Besides not being incredibly drunk, something else that set us apart was our virgin skin -- everyone else sported serious temporary tattooes: a gorgeous sunset above the promotion "sunset bar," a guy's name scrawled down a girl's arm, one man with a moustache and bow-tie both Sharpied on.  "Were you passed out, or concious, when those happened," I asked, sure the answer would be about passing out.  "Dude, they're sweet, right?  I wanted to look real smart!  Nice, huh?"  Smart was about the only thing he didn't look, but as he kept dancing, I thought it was mildly awesome.

As a crowd of Japanese kayaking revellers approached our bar, we fled to the river, and slowly floated past empty bars playing rock, jam-packed bars playing Snoop, and a dozen bars playing Fatboy Slim.  Finally, around a long bend in the river, we found a submerged restaurant playing soft Thai/Cantopop, and I grabbed a table.  This was more my scene.  A crowd of Thais wobbled around at a table balancing twenty large bottles of beer, and a group of well-tanned Persians sat to our right.  I liked it.  Sitting below water-level, we could perch our beers and Lao shish kebabs above the current, while cheesy love songs made me smile.  A pair of flip-flops, twenty feet apart, passed us by.

This was Vang Vieng.  It was amazing and terrible and awesome and horrible and the best of times and the worst of places.

I wanted to move here and to run screaming.  I wanted to order happy pizza and to urgently call the DEA.  I didn't know what I wanted.  But I did consider the sign, perched above the water, that read "free meal and three buckets of whiskey for 3 hours work at river's edge finding customers for bar."  I really did.

Back in town, Lonely Planet had mentioned the "Friends" bars, where stoned Farangs would order "Happy Pizzas" and sit and watch an endless stream of reruns of Friends.  I thought it was a joke.  But when our tuktuk pulled into town, I was greeted with a clumsy "ey'up mate!" from some kid I'd met on the slow boat.  He was so stoned, at lunchtime, he couldn't remember his hotel's name.  Or where it was.  Nor could his friend.  Instead, they turned back to the tv, and joined the dozen other zombies watching Ross and Chandler argue the merits of midget wrestling.  It was a parody of itself, and awesomely so.

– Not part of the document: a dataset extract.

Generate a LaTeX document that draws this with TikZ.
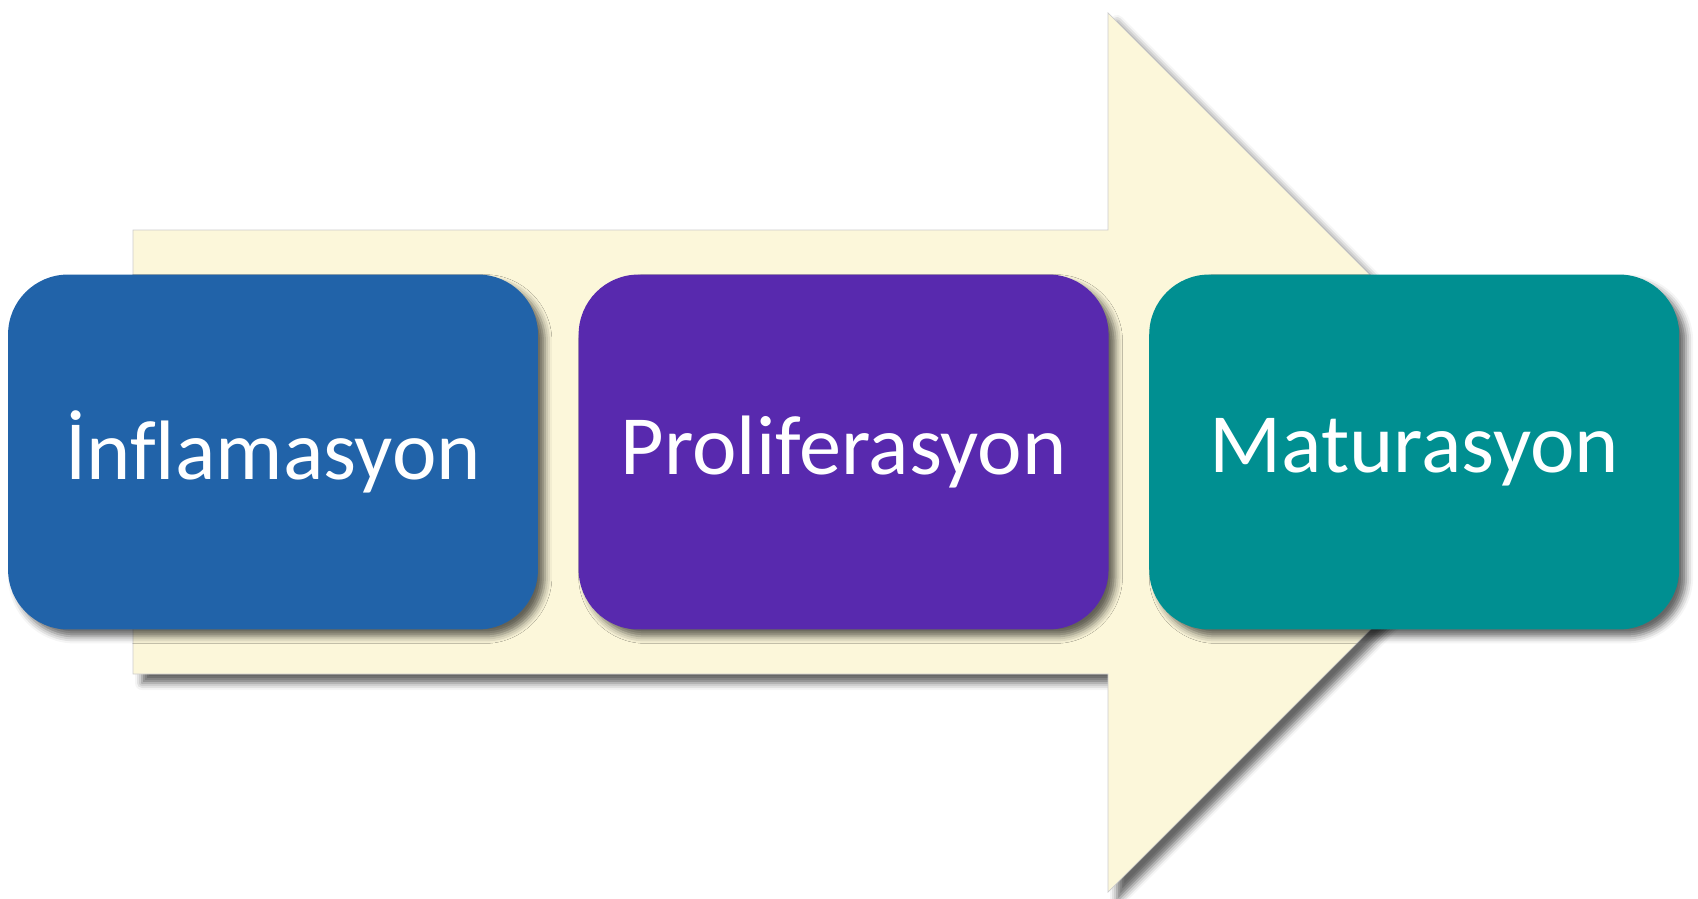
\documentclass[tikz,border=0pt]{standalone}
\usepackage{fontspec}
\setmainfont{Carlito}[Ligatures=NoCommon]
\usepackage{xcolor}
\usetikzlibrary{positioning,shadows.blur}

\definecolor{phaseblue}{RGB}{33,99,169}
\definecolor{phasepurple}{RGB}{88,41,174}
\definecolor{phaseteal}{RGB}{0,143,145}
\definecolor{arrowcream}{RGB}{252,247,218}

\begin{document}
\begin{tikzpicture}[x=0.02cm, y=-0.02cm,
  phase/.style={rounded corners=1.2cm, minimum width=10.6cm, minimum height=7.1cm,
    text=white, font=\fontsize{48}{55}\selectfont, inner sep=0pt,
    blur shadow={shadow xshift=0.14cm, shadow yshift=-0.14cm, shadow blur radius=0.14cm, shadow opacity=60}},
  node distance=0.8cm]
\useasboundingbox (0,0) rectangle (1698,899);
% big background arrow
\fill[arrowcream, draw=gray!40, line width=0.4pt,
  blur shadow={shadow xshift=0.18cm, shadow yshift=-0.18cm, shadow blur radius=0.14cm, shadow opacity=60}]
  (133,230) -- (1108,230) -- (1108,13) -- (1547.5,452.5) -- (1108,892) -- (1108,674) -- (133,674) -- cycle;
% the three phases
\node[phase, fill=phaseblue] (infl) at (273,452) {İnflamasyon};
\node[phase, fill=phasepurple, right=of infl] (prol) {Proliferasyon};
\node[phase, fill=phaseteal, right=of prol] (matu) {Maturasyon};
\end{tikzpicture}
\end{document}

At night, we would explore the myriad bars, most of which were deserted, a few of which were jam-packed with sweaty kids balancing plastic buckets filled with cocktails and straws.  (Some of them apparently filled with opiates or mushrooms or speed.)  Ours were only filled with red bull and coke and vodka, but still packed a serious punch.  The Dutch kids didn't think it was serious enough, so ordered rounds of M150, while we played makeshift UNO without UNO cards, and I watched a tuktuk full of blind-drunk Australians pounding on the roof as it drove along.  "Oi Oi Oi Oi Oi!" they shouted. 

For dinner, the best bet was pizza.  "What's in the pizza?" Catherine asked.  "Vegetables," came the reply.  "Yes, but what kind of vegetables?"  The waitress looked confused.  "Tomatoes?  Peppers?  Mushrooms?"  "No!  No mushrooms here!"  What a town.  We left after 36 hours. 

2 comments:

Unknown said...

Sweet! Didn't know you were out there. I've been to Vietnam, but not the right way, like you're doing. Looking forward to more posts, amigo!

Rick said...

Great post, Dean. It was Happy and Funny for Me. Seems like a great adventure.